Wednesday, March 14, 2012

About Time

Three, four years ago WallyWorld here installed "self checkout" stations in docks one through four. Shopping there this winter I note that they are gone and registers are manned by real people now. Good. Enough with the nonsense, already.

This is related to the hiring of enough people to take "your call (which) is important to us" that Pat Sajak and I were on about a few days ago. And yes, I did just finish (is snapping shut the phone the modern-day equivalent of banging down the receiver?) a very unsatisfying automated phone experience.

Tuesday, March 13, 2012

Really Sarcastic

Have never watched an episode of 30 Rock. As I was flipping channels and landed on NBC, this is the first line I heard, uttered by the Tina Fey character:

"Oh, god. Don't adopt. It'd be better off in Somalia. It could be a pirate or a warlord concubine."
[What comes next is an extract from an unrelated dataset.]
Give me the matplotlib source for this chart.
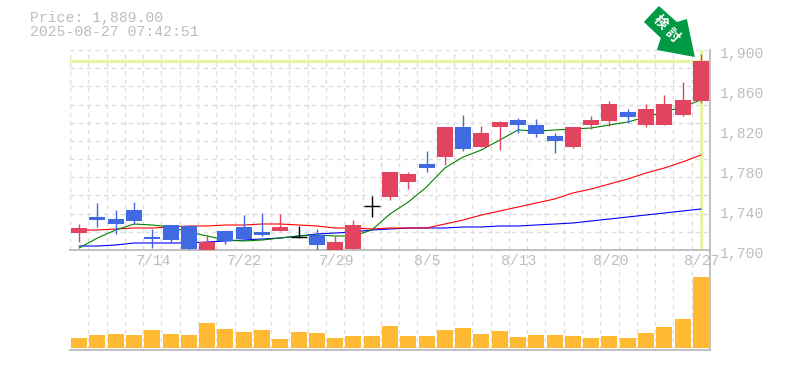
import numpy as np
import matplotlib

matplotlib.use("Agg")
import matplotlib.pyplot as plt
from matplotlib.patches import Polygon
from matplotlib.transforms import Affine2D, ScaledTranslation

opens = [1717, 1733, 1731, 1740, 1713, 1725, 1724, 1699, 1719, 1723, 1718, 1719,
         1713, 1715, 1699, 1701, 1744, 1753, 1768, 1786, 1793, 1823, 1803, 1823,
         1830, 1825, 1814, 1803, 1825, 1829, 1838, 1825, 1825, 1835, 1849]
closes = [1722, 1730, 1726, 1729, 1711, 1710, 1701, 1708, 1709, 1711, 1715, 1723,
          1713, 1705, 1708, 1725, 1744, 1778, 1776, 1782, 1823, 1801, 1817, 1828,
          1825, 1816, 1809, 1823, 1830, 1846, 1833, 1841, 1846, 1850, 1889]
highs = [1726, 1747, 1740, 1748, 1721, 1725, 1724, 1715, 1719, 1735, 1737, 1736,
         1724, 1721, 1714, 1730, 1754, 1778, 1778, 1799, 1823, 1835, 1824, 1829,
         1832, 1831, 1817, 1823, 1834, 1849, 1841, 1846, 1855, 1868, 1896]
lows = [1708, 1723, 1716, 1726, 1702, 1707, 1700, 1699, 1706, 1711, 1714, 1719,
        1712, 1699, 1699, 1701, 1733, 1750, 1761, 1778, 1785, 1799, 1803, 1800,
        1817, 1813, 1797, 1802, 1821, 1824, 1827, 1823, 1825, 1834, 1847]
ma_short = [1702, 1712, 1720, 1726, 1725, 1723, 1718, 1714, 1710, 1709, 1710, 1712,
            1714, 1715, 1714, 1714, 1720, 1736, 1748, 1763, 1782, 1793, 1800, 1810,
            1820, 1819, 1820, 1821, 1822, 1825, 1828, 1833, 1838, 1843, 1850]
ma_mid = [1720, 1720, 1721, 1722, 1722, 1723, 1724, 1724, 1725, 1725, 1726, 1726,
          1725, 1724, 1722, 1722, 1721, 1722, 1722, 1722, 1726, 1730, 1735, 1739,
          1743, 1747, 1751, 1757, 1761, 1766, 1771, 1777, 1782, 1788, 1795]
ma_long = [1704, 1704, 1705, 1707, 1707, 1707, 1707, 1708, 1709, 1710, 1711, 1712,
           1714, 1716, 1717, 1718, 1720, 1721, 1722, 1722, 1722, 1723, 1723, 1724,
           1724, 1725, 1726, 1727, 1729, 1731, 1733, 1735, 1737, 1739, 1741]
volumes = [10, 13, 14, 13, 18, 14, 13, 25, 19, 16, 18, 9, 16, 15, 10, 12, 12, 22,
           12, 12, 18, 20, 14, 17, 11, 13, 13, 12, 10, 12, 10, 15, 21, 29, 71]
date_labels = ["7/14", "7/22", "7/29", "8/5", "8/13", "8/20", "8/27"]
date_idx = [4, 9, 14, 19, 24, 29, 34]
price_ticks = [1700, 1740, 1780, 1820, 1860, 1900]
last_price = 1889.0
timestamp = "2025-08-27 07:42:51"

RED = "#E2445F"
BLUE = "#4169E1"
GRID = "#DCDCDC"
AXIS = "#BBBBBB"
TEXT = "#BDBDBD"
HILITE = "#E4F5A8"
MONO = "Liberation Mono"
W, H = 785, 370

fig = plt.figure(figsize=(W / 100, H / 100), dpi=100)
ax_vol = fig.add_axes([70 / W, (H - 350) / H, 640 / W, 100 / H])
ax = fig.add_axes([70 / W, (H - 250) / H, 640 / W, 200 / H])
ax.patch.set_alpha(0)
ax_vol.patch.set_alpha(0)

x = np.arange(len(closes))
for a in (ax, ax_vol):
    a.set_xlim(-0.5, len(closes) - 0.5)
    a.set_xticks(x[:-1] + 0.5, minor=True)
    a.grid(True, which="minor", axis="x", color=GRID, ls=(0, (3, 3)), lw=1)
    a.tick_params(which="both", length=0)
    a.set_axisbelow(True)
    for side in ("top", "left"):
        a.spines[side].set_visible(False)
    for side in ("bottom", "right"):
        a.spines[side].set_color(AXIS)
        a.spines[side].set_linewidth(1.3)

# price panel
ax.set_ylim(1700, 1900)
ax.set_yticks(np.linspace(1700, 1900, 12), minor=True)
ax.grid(True, which="minor", axis="y", color=GRID, ls=(0, (3, 3)), lw=1)
ax.axvline(-0.5, color=GRID, ls=(0, (3, 3)), lw=1)
ax.axhline(1900, color=GRID, ls=(0, (3, 3)), lw=1)

ax.axhline(last_price, color=HILITE, lw=2.4, zorder=1)
ax.axvline(x[-1], color=HILITE, lw=2.4, zorder=1)

ax.plot(x, ma_long, color="#0000FF", lw=0.8, zorder=2)
ax.plot(x, ma_mid, color="#FF0000", lw=0.8, zorder=2)
ax.plot(x, ma_short, color="#008000", lw=0.8, zorder=2)

for i in x:
    o, c = opens[i], closes[i]
    col = RED if c > o else BLUE if c < o else "black"
    ax.vlines(i, lows[i], highs[i], color=col, lw=1, zorder=3)
    if c == o:
        ax.hlines(c, i - 0.44, i + 0.44, color=col, lw=1, zorder=3)
    else:
        ax.bar(i, abs(c - o), bottom=min(o, c), width=0.875, color=col, lw=0, zorder=3)

ax.set_xticks(date_idx, date_labels, family=MONO, fontsize=10.6, color=TEXT)
ax.tick_params(axis="x", which="major", pad=3)
ax.yaxis.tick_right()
ax.set_yticks(price_ticks, [f"{p:,}" for p in price_ticks], family=MONO, fontsize=10.6, color=TEXT)
ax.tick_params(axis="y", which="major", pad=7)
for lab in ax.get_yticklabels():
    lab.set_transform(lab.get_transform() + ScaledTranslation(0, -2.6 / 100, fig.dpi_scale_trans))
for lab in ax.get_xticklabels():
    lab.set_transform(lab.get_transform() + ScaledTranslation(1 / 100, 0, fig.dpi_scale_trans))

# volume panel
ax_vol.set_ylim(-2, 98)
ax_vol.set_yticks([])
ax_vol.set_xticks([])
ax_vol.bar(x, volumes, width=0.875, color="#FFB933", lw=0, zorder=3)

# signal arrow, pinned to the last candle at the top of the panel
shape = [(-42, -44), (-57, -28), (-40, -12), (-44, 0), (-6, 7), (-14, -31), (-24, -28)]
arrow_tr = Affine2D().scale(1, -1) + Affine2D().translate(*ax.transData.transform((x[-1], 1900)))
ax.add_patch(Polygon(shape, closed=True, color="#009944", lw=0, transform=arrow_tr, clip_on=False, zorder=5))

for ch, px, py in [("検", 660, 22), ("討", 672, 35)]:
    fig.text(px / W, (H - py) / H, ch, color="white", fontsize=10, fontweight="bold",
             family=["Noto Sans CJK JP", "DejaVu Sans"], rotation=-45, ha="center", va="center",
             rotation_mode="anchor", zorder=6)

fig.text(30 / W, (H - 18) / H, f"Price: {last_price:,.2f}", family=MONO, fontsize=10.6, color=TEXT, va="center")
fig.text(30 / W, (H - 32) / H, timestamp, family=MONO, fontsize=10.6, color=TEXT, va="center")

fig.savefig("out.png", dpi=100)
That is funny. That may be one of the funniest insults I ever heard.
Still, I'm not watching 30 Rock.

Monday, March 12, 2012


The evening social was scheduled for 5:30 and I arrived a few minutes early. Though some tables were filling up, I selected a seat at a thus-far vacant table. But soon others began to sit nearby. A couple came in, sat directly across. I introduced myself, as did the gentleman. The lady radiated chill, and the sniff was nearly audible. I said, We can move if someone else sits here." "No, no," she said. "That's all right." We start to get up, but the gentleman says, "Set your a$$ down. No one owns this table." "Well," she says, " we have been sitting here for twenty-one years." (Emphasize "have" as you read that.)

This is a "social" but not necessarily a sociable!

Sunday, March 11, 2012

Try It!

A positive attitude may not solve all your problems, but it will annoy enough people to make it worth the effort.

--Herm Albright

Saturday, March 10, 2012

More Than a Handsome Face

"Your call is important to us."
"Not important enough," said Pat Sajak, "to hire enough operators to take it."

Friday, March 9, 2012

Here's a Quarter

I have been reduced to stealing from others. Well, no. Attribution included. My mind is still working fine, except for the creative mill part of it.

The instrument that would measure my level of caring does not yet exist.
--Pearl, the funniest blogger in Minnesota, and perhaps in all the Midwest.

Visit Pearl.

Thursday, March 8, 2012

At Home in the Holler

I was fourteen. Mom and Dad were gone for the day. I was rummaging through drawers and stuff in the interest of learning, don't you know. I came upon a birth certificate in the name of Wallace Wright. But the birthdate was mine, and father's name was "Wallace Wright, jr."

It's the first I ever knew I had any name but Junior, because I was always called: "Junior Junior." I knew Dad's name was Junior. But Wallace? I'm Wallace? Well, I'm glad no one knows that; I'll just go on being Junior Junior.

Wednesday, March 7, 2012

News Flash

Just heard this on Valley Central News 4

The Mission/McAllen/Edinburg metroplex is the fattest city in the country.

Jaw dropping? Maybe, maybe not. Just look around. I believe they went on to say that 38% of the populace is overweight.

Well, they continued, there are a lot of good places to eat in the area!

Green Planet

General Motors has told 1,300 employees at its Detroit Hamtramck that they will be temporarily laid off for five weeks as the company halts production of the Chevrolet Volt and its European counterpart, the Opel Ampera.

“Even with sales up in February over January, we are still seeking to align our production with demand,” said GM spokesman Chris Lee.
--from The Detroit Free Press
Abound solar lays of production employees.
--The Denver Post

Indeed. The people are not so easily duped as the politicians and the greenies would like to think them to be. It all fits. The people are smart enough to know that the return in "green living" is not nearly so great as the cost.

(Actually, some have actually figured out that biofuels are more harmful than helpful and that the electricity that powers the Volt and its ilk is generated in large measure by fossil fuels!)

You might be interested in this WaPo piece about electric cars and the politics of science.

Tuesday, March 6, 2012

I've Seen That

...a woman's love is like the morning dew, it's just as apt to settle on a horse turd as it is on a rose. --Larry McMurtry, in Leaving Cheyenne

Sunday, March 4, 2012

Better Lucky than Good

Captain of the Concordia: I did not abandon ship; I fell into the lifeboat when she capsized.

I laughed maniacally when I heard this. That's not right. Laughing, I mean.

Still and all, he did not stay with his ship. Serendipity can be cruel.

Saturday, March 3, 2012

ZTR, I Hope

The accented English of Deep South Texas is not unpleasant to the ear. It is quite easily understood, and yet there are certain quirks that evoke images not intended by the speaker. For example, there is a car dealership that runs ads on TV touting its service department. The gentleman tells us that when you bring your veekle in for service, they will "put you in a lawner, and you can be on your way."

On your way, in my mind's eye, to mow your lawn.